El dolor hirvió y luego se extinguió. Seis años atrás, sus palabras me habrían devastado. Hoy, me parecen patéticas. Sonrío de verdad: «¿Ya conoces a mi marido?». Abro la puerta: «Zachary, ven a conocer a mi hermana». Zachary aparece, y Nathan se congela detrás de él, con el rostro lívido.

«Foster», dice Nathan con voz rota. «Reynolds», responde Zachary, glacial. «Siete años, ¿no? Desde que Macintosh compró Innotech en lugar de CompuServe». Nathan traga con dificultad. «¿Están… casados?». «Desde hace dos años», confirmo, apretando la mano de Zachary.

Al día siguiente, Stéphanie viene sola a casa de nuestros padres. En la cocina, solloza: «Siento mis palabras en el funeral. Mereces la verdad: soy infeliz. Desde el principio, de hecho. Nathan se ha vuelto posesivo, crítico. Su empresa se hunde en deudas. Nuestro matrimonio es solo una fachada». — ¿Por qué te quedas entonces? — La vergüenza —responde—. ¿Cómo admitir que destruí a nuestra familia por una ilusión? Y el acuerdo prenupcial… me iré sin nada. Revela que estaba considerando el divorcio. Compartimos recuerdos de nuestra madre. No era el perdón, todavía no, pero era un comienzo.

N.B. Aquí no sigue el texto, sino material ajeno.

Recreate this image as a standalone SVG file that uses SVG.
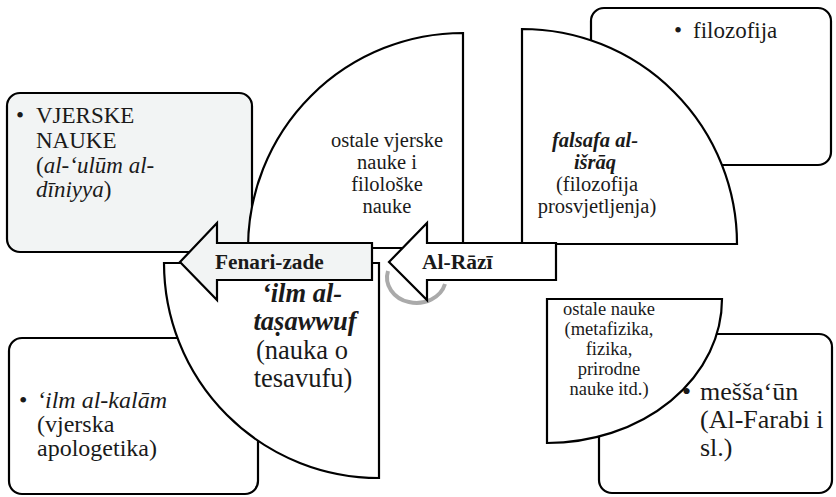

Seis meses después, en Chicago, descubro que estoy embarazada. Stéphanie ha iniciado su proceso de divorcio e intenta rehacer su vida. El camino inesperado que me trajo hasta aquí me ha permitido encontrar lo que realmente necesitaba: sabiduría, intención y un amor más verdadero del que jamás hubiera podido imaginar.